Print the lines from the one that contains "Emit a Python script that matches this image, drawn with seaborn" to the one that contains "0.55e-6, 0.50e-6, 0.79e-6, 0.30e-6, 0.50e-6, 1.15e-6, 0.90e-6]", inclusive, exactly as they appear, and please drop any pictures.

BEGIN Supplied records

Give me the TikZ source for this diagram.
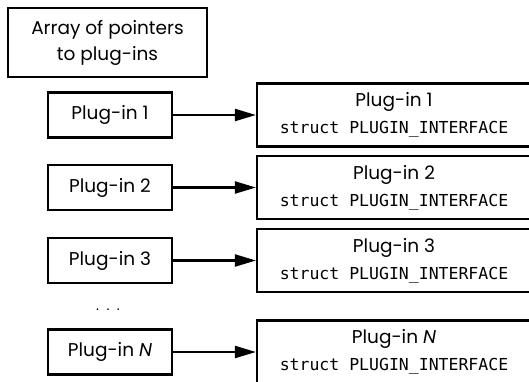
\documentclass[tikz,border=0pt]{standalone}
\usepackage{fontspec}
\setmainfont{Poppins}
\setmonofont{DejaVu Sans Mono}
\usetikzlibrary{arrows.meta}
\begin{document}
\begin{tikzpicture}[x=1pt,y=1pt,
  box/.style={draw, line width=2.2pt, inner sep=0pt},
  ptr/.style={box, minimum width=124pt, minimum height=45pt, font=\fontsize{18.5}{22}\selectfont},
  iface/.style={box, minimum width=274pt, minimum height=63pt, align=center, font=\fontsize{18.5}{27}\selectfont},
  link/.style={line width=2.2pt, -{Triangle[length=21pt,width=12pt]}}]
\path[use as bounding box, clip] (0,0) rectangle (529,-382);
\node[box, minimum width=199pt, minimum height=69pt, align=center, font=\fontsize{18.5}{26}\selectfont] (arr) at (107.5,-42.5) {Array of pointers\\to plug-ins};
\node[ptr] (p1) at (110,-115) {Plug-in 1};
\node[ptr] (p2) at (110,-187.5) {Plug-in 2};
\node[ptr] (p3) at (110,-260.5) {Plug-in 3};
\node[ptr] (pn) at (110,-352) {Plug-in \textit{N}};
\node[font=\fontsize{14}{16}\selectfont, anchor=base] (dots) at (108,-310) {.\ \ .\ \ .};
\newcommand{\ifc}{{\fontsize{16.5}{27}\selectfont\ttfamily struct PLUGIN\_INTERFACE}}
\node[iface] (s1) at (394,-115) {Plug-in 1\\\ifc};
\node[iface] (s2) at (394,-187.5) {Plug-in 2\\\ifc};
\node[iface] (s3) at (394,-260.5) {Plug-in 3\\\ifc};
\node[iface] (sn) at (394,-352) {Plug-in \textit{N}\\\ifc};
\draw[link] (p1) -- (s1);
\draw[link] (p2) -- (s2);
\draw[link] (p3) -- (s3);
\draw[link] (pn) -- (sn);
\end{tikzpicture}
\end{document}
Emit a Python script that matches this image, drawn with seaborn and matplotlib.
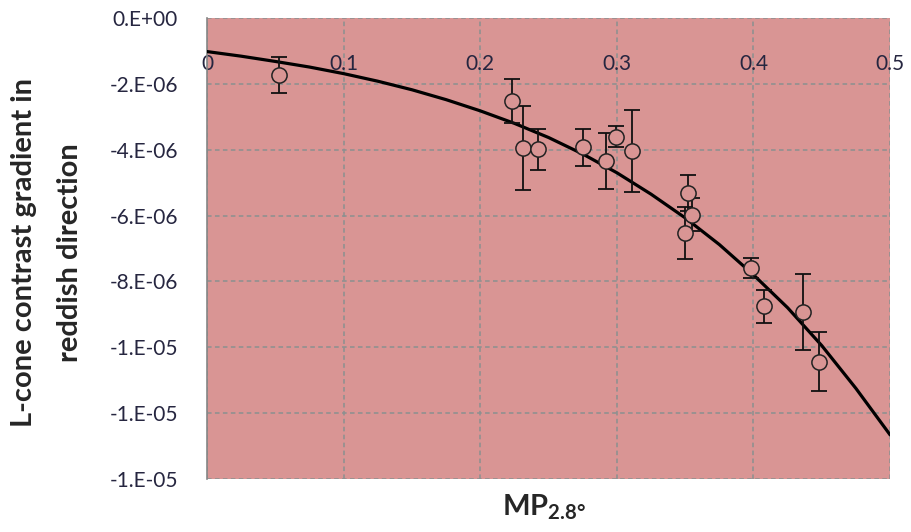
import numpy as np
import pandas as pd
import matplotlib
matplotlib.use("Agg")
import matplotlib.pyplot as plt
import seaborn as sns

# measured points (MP at 2.8 deg vs L-cone contrast gradient)
mp_x = [0.053, 0.223, 0.231, 0.242, 0.275, 0.292, 0.299, 0.311,
        0.352, 0.355, 0.350, 0.398, 0.408, 0.436, 0.448]
grad_y = [-1.73e-6, -2.52e-6, -3.95e-6, -3.99e-6, -3.93e-6, -4.33e-6, -3.60e-6, -4.03e-6,
          -5.32e-6, -5.98e-6, -6.54e-6, -7.60e-6, -8.75e-6, -8.92e-6, -10.44e-6]
grad_err = [0.55e-6, 0.66e-6, 1.27e-6, 0.63e-6, 0.57e-6, 0.85e-6, 0.33e-6, 1.25e-6,
            0.55e-6, 0.50e-6, 0.79e-6, 0.30e-6, 0.50e-6, 1.15e-6, 0.90e-6]

# trend line
fit_x = [0.0, 0.025, 0.05, 0.075, 0.1, 0.125, 0.15, 0.175, 0.2, 0.225, 0.25,
         0.275, 0.3, 0.325, 0.35, 0.375, 0.4, 0.425, 0.45, 0.475, 0.5]
fit_y = [-1.02e-6, -1.16e-6, -1.32e-6, -1.49e-6, -1.69e-6, -1.92e-6, -2.18e-6,
         -2.48e-6, -2.82e-6, -3.20e-6, -3.63e-6, -4.13e-6, -4.70e-6, -5.35e-6,
         -6.07e-6, -6.88e-6, -7.80e-6, -8.80e-6, -9.95e-6, -11.25e-6, -12.66e-6]

x_ticks = [0.0, 0.1, 0.2, 0.3, 0.4, 0.5]
x_tick_labels = ["0", "0.1", "0.2", "0.3", "0.4", "0.5"]
y_ticks = [0.0, -2e-6, -4e-6, -6e-6, -8e-6, -1.0e-5, -1.2e-5, -1.4e-5]
y_tick_labels = ["0.E+00", "-2.E-06", "-4.E-06", "-6.E-06", "-8.E-06",
                 "-1.E-05", "-1.E-05", "-1.E-05"]

sns.set_style("white")
plt.rcParams["font.family"] = ["Lato", "DejaVu Sans"]
plt.rcParams["mathtext.fontset"] = "custom"
plt.rcParams["mathtext.rm"] = "Lato"
plt.rcParams["mathtext.bf"] = "Lato:bold"

pts = pd.DataFrame({"mp": mp_x, "grad": grad_y})
fit = pd.DataFrame({"mp": fit_x, "grad": fit_y})

fig = plt.figure(figsize=(9.12, 5.32), dpi=100)
ax = fig.add_axes([0.227, 0.0996, 0.749, 0.8666])
ax.set_facecolor("#D99594")

grid_kw = dict(color="#8a9090", linewidth=1.1, linestyle=(0, (3, 2.2)))
ax.grid(True, **grid_kw)
ax.set_axisbelow(True)

sns.lineplot(data=fit, x="mp", y="grad", color="black", linewidth=2.3, ax=ax, zorder=3)
ax.errorbar(mp_x, grad_y, yerr=grad_err, fmt="none", ecolor="#111111",
            elinewidth=1.3, capsize=5.5, capthick=1.3, zorder=4)
sns.scatterplot(data=pts, x="mp", y="grad", marker="o", s=120,
                facecolor="#D99594", edgecolor="#222222", linewidth=1.1, ax=ax, zorder=5)

ax.set_xlim(0, 0.5)
ax.set_ylim(-1.4e-5, 0)
ax.set_xticks(x_ticks)
ax.set_xticklabels(x_tick_labels)
ax.set_yticks(y_ticks)
ax.set_yticklabels(y_tick_labels)

ax.xaxis.tick_top()
ax.tick_params(axis="x", length=0, pad=-40, labelsize=15, labelcolor="#262640")
ax.tick_params(axis="y", length=7, width=1, color="#868686", direction="out",
               pad=14, labelsize=15, labelcolor="#262640")

for side in ["top", "right", "bottom"]:
    ax.spines[side].set_visible(False)
ax.spines["left"].set_color("#868686")
ax.spines["left"].set_linewidth(1.2)

ax.set_xlabel("")
ax.set_ylabel("")
fig.text(0.052, 0.525, "L-cone contrast gradient in\nreddish direction", rotation=90,
         ha="center", va="center", multialignment="center", fontsize=21,
         fontweight="bold", linespacing=1.95)
fig.text(0.596, 0.046, r"$\mathbf{MP_{2.8°}}$", ha="center", va="center", fontsize=21)

plt.savefig("out.png", dpi=100)
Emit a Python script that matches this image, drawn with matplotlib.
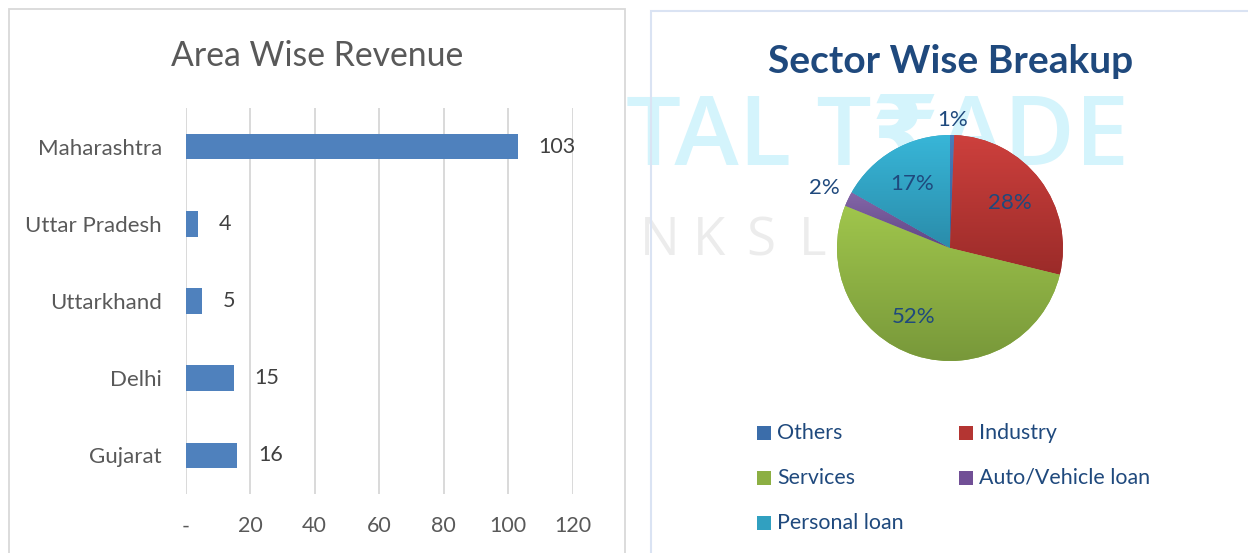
import matplotlib
matplotlib.use("Agg")
import matplotlib.pyplot as plt
import numpy as np
from matplotlib.patches import Rectangle
from matplotlib.colors import LinearSegmentedColormap

plt.rcParams['font.family'] = ['Lato', 'DejaVu Sans']

# data
areas = ['Maharashtra', 'Uttar Pradesh', 'Uttarkhand', 'Delhi', 'Gujarat']
revenue = [103, 4, 5, 15, 16]
x_ticks = [0, 20, 40, 60, 80, 100, 120]
x_tick_labels = ['-', '20', '40', '60', '80', '100', '120']

sectors = ['Others', 'Industry', 'Services', 'Auto/Vehicle loan', 'Personal loan']
share = [0.6, 28.2, 52.3, 2.1, 16.8]

# style
grad_top = ['#4a7ebb', '#cd403d', '#a0c64c', '#8466a8', '#38b6d8']
grad_bot = ['#2c5d98', '#9b2b29', '#78983a', '#5f4684', '#2a8caa']
legend_col = ['#3b6daa', '#b43532', '#8caf43', '#714f96', '#31a0c0']
label_r = [1.13, 0.66, 0.69, 1.23, 0.66]
label_turn = [0, 0, -10, 0, 0]   # degrees

W, H = 1248, 553
fig = plt.figure(figsize=(W / 100, H / 100), dpi=100)

def fx(px):
    return px / W

def fy(py):
    return 1 - py / H

# watermark (only the part that shows beside the left panel)
fig.text(fx(626), fy(165), 'TAL T\u20b9ADE', family=['Open Sans', 'DejaVu Sans'],
         fontweight='semibold', color='#d4f4fc', fontsize=70,
         ha='left', va='baseline', zorder=-3)
for k, ch in enumerate('NKSLTD'):
    fig.text(fx(640 + 53 * k), fy(255), ch, family=['Open Sans', 'DejaVu Sans'],
             color='#ececec', fontsize=38, ha='left', va='baseline', zorder=-3)

# panels
fig.add_artist(Rectangle((fx(9), -0.1), fx(625) - fx(9), fy(9.5) + 0.1,
                         transform=fig.transFigure, facecolor='white',
                         edgecolor='#d9d9d9', lw=1.3, zorder=-1))
fig.add_artist(Rectangle((fx(650.5), -0.1), 1, fy(10.5) + 0.1,
                         transform=fig.transFigure, fill=False,
                         edgecolor='#dae3f3', lw=1.5, zorder=-1))

# ---- bar chart ----
ax = fig.add_axes([fx(185.5), fy(494), (572.5 - 185.5) / W, (494 - 108) / H])
ax.set_facecolor('none')
y = np.arange(len(areas))
bars = ax.barh(y, revenue, height=0.33, color='#4f81bd')
ax.set_ylim(len(areas) - 0.5, -0.5)
ax.set_xlim(0, 120)
ax.set_xticks(x_ticks, x_tick_labels)
ax.set_yticks(y, areas)
ax.grid(axis='x', color='#d9d9d9', lw=1.4)
ax.set_axisbelow(True)
for s in ax.spines.values():
    s.set_visible(False)
ax.tick_params(axis='y', length=0, pad=17, labelsize=16, labelcolor='#595959')
ax.tick_params(axis='x', length=0, pad=16, labelsize=15.5, labelcolor='#595959')
ax.bar_label(bars, padding=15, fontsize=15.5, color='#404040')
fig.text(fx(317), fy(66), 'Area Wise Revenue', fontsize=24.3, color='#595959',
         ha='center', va='baseline')

# ---- pie chart ----
pax = fig.add_axes([fx(837), fy(361), 226 / W, 226 / H])
pax.set_facecolor('none')
wedges, _ = pax.pie(share, startangle=90, counterclock=False,
                    colors=legend_col, wedgeprops=dict(linewidth=0))
grad = np.linspace(0, 1, 256).reshape(-1, 1)
for i, w in enumerate(wedges):
    bb = w.get_path().get_extents()
    cmap = LinearSegmentedColormap.from_list('g%d' % i, [grad_top[i], grad_bot[i]])
    im = pax.imshow(grad, extent=(bb.x0, bb.x1, bb.y0, bb.y1), origin='upper',
                    cmap=cmap, aspect='auto', zorder=w.get_zorder() + 0.1)
    im.set_clip_path(w)
    mid = np.deg2rad((w.theta1 + w.theta2) / 2 + label_turn[i])
    pax.text(label_r[i] * np.cos(mid), label_r[i] * np.sin(mid),
             '%.0f%%' % share[i], ha='center', va='center', fontsize=16,
             color='#1f497d', zorder=5)
pax.set_xlim(-1, 1)
pax.set_ylim(-1, 1)
pax.set_aspect('equal')
pax.axis('off')

fig.text(fx(950.5), fy(73), 'Sector Wise Breakup', fontsize=28, fontweight='bold',
         color='#1f497d', ha='center', va='baseline')

# legend, two columns filled row by row
for i, name in enumerate(sectors):
    row, col = divmod(i, 2)
    sx = 757 + col * 202
    sy = 433 + row * 45
    fig.add_artist(Rectangle((fx(sx), fy(sy + 7)), 14 / W, 14 / H,
                             transform=fig.transFigure, facecolor=legend_col[i],
                             edgecolor='none'))
    fig.text(fx(sx + 20), fy(sy), name, fontsize=15.4, color='#1f497d',
             ha='left', va='center')

fig.savefig('out.png', dpi=100)
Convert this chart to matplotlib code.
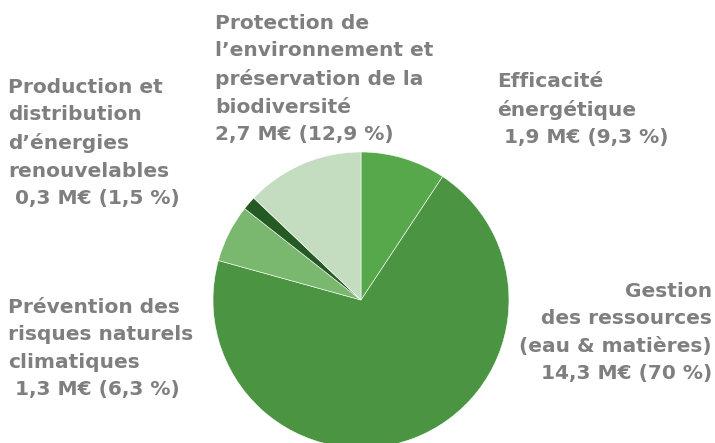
import matplotlib.pyplot as plt

# slices, clockwise from the top
labels = ["Efficacité\nénergétique\n 1,9 M€ (9,3 %)",
          "Gestion\ndes ressources\n(eau & matières)\n14,3 M€ (70 %)",
          "Prévention des\nrisques naturels\nclimatiques\n 1,3 M€ (6,3 %)",
          "Production et\ndistribution\nd’énergies\nrenouvelables\n 0,3 M€ (1,5 %)",
          "Protection de\nl’environnement et\npréservation de la\nbiodiversité\n2,7 M€ (12,9 %)"]
shares = [9.3, 70.0, 6.3, 1.5, 12.9]
colors = ["#57a84b", "#4a9442", "#79b86e", "#265a24", "#c4ddc0"]

W, H = 715, 443
fig = plt.figure(figsize=(W / 100, H / 100), dpi=100)

# pie centre and radius in pixels
cx, cy, r = 361, 300, 148
ax = fig.add_axes([(cx - r) / W, (H - cy - r) / H, 2 * r / W, 2 * r / H])
ax.pie(shares, colors=colors, startangle=90, counterclock=False, radius=1,
       wedgeprops=dict(edgecolor="white", linewidth=0.4))
ax.set_xlim(-1, 1)
ax.set_ylim(-1, 1)
ax.set_aspect("auto")
ax.axis("off")

# label positions (pixel x, pixel y of top line, alignment)
spots = [(497, 72, "left"), (712, 282, "right"), (8, 298, "left"),
         (8, 78, "left"), (215, 14, "left")]

for txt, (x, y, ha) in zip(labels, spots):
    fig.text(x / W, 1 - y / H, txt, ha=ha, va="top", multialignment=ha,
             fontsize=14.5, fontweight="bold", color="#7f7f7f",
             family="DejaVu Sans", linespacing=1.56)

fig.savefig("out.png", dpi=100)
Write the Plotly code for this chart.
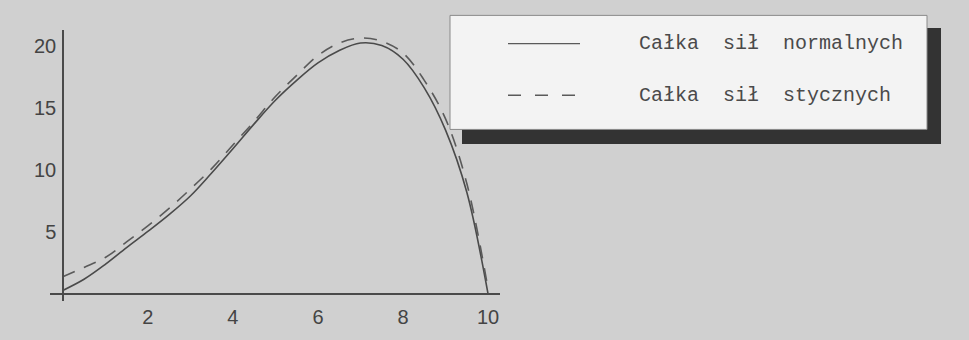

END Supplied records

Answer below:
Emit a Python script that matches this image, drawn with seaborn and matplotlib.
import numpy as np
import pandas as pd
import matplotlib
matplotlib.use("Agg")
import matplotlib.pyplot as plt
import seaborn as sns

# measured points (MP at 2.8 deg vs L-cone contrast gradient)
mp_x = [0.053, 0.223, 0.231, 0.242, 0.275, 0.292, 0.299, 0.311,
        0.352, 0.355, 0.350, 0.398, 0.408, 0.436, 0.448]
grad_y = [-1.73e-6, -2.52e-6, -3.95e-6, -3.99e-6, -3.93e-6, -4.33e-6, -3.60e-6, -4.03e-6,
          -5.32e-6, -5.98e-6, -6.54e-6, -7.60e-6, -8.75e-6, -8.92e-6, -10.44e-6]
grad_err = [0.55e-6, 0.66e-6, 1.27e-6, 0.63e-6, 0.57e-6, 0.85e-6, 0.33e-6, 1.25e-6,
            0.55e-6, 0.50e-6, 0.79e-6, 0.30e-6, 0.50e-6, 1.15e-6, 0.90e-6]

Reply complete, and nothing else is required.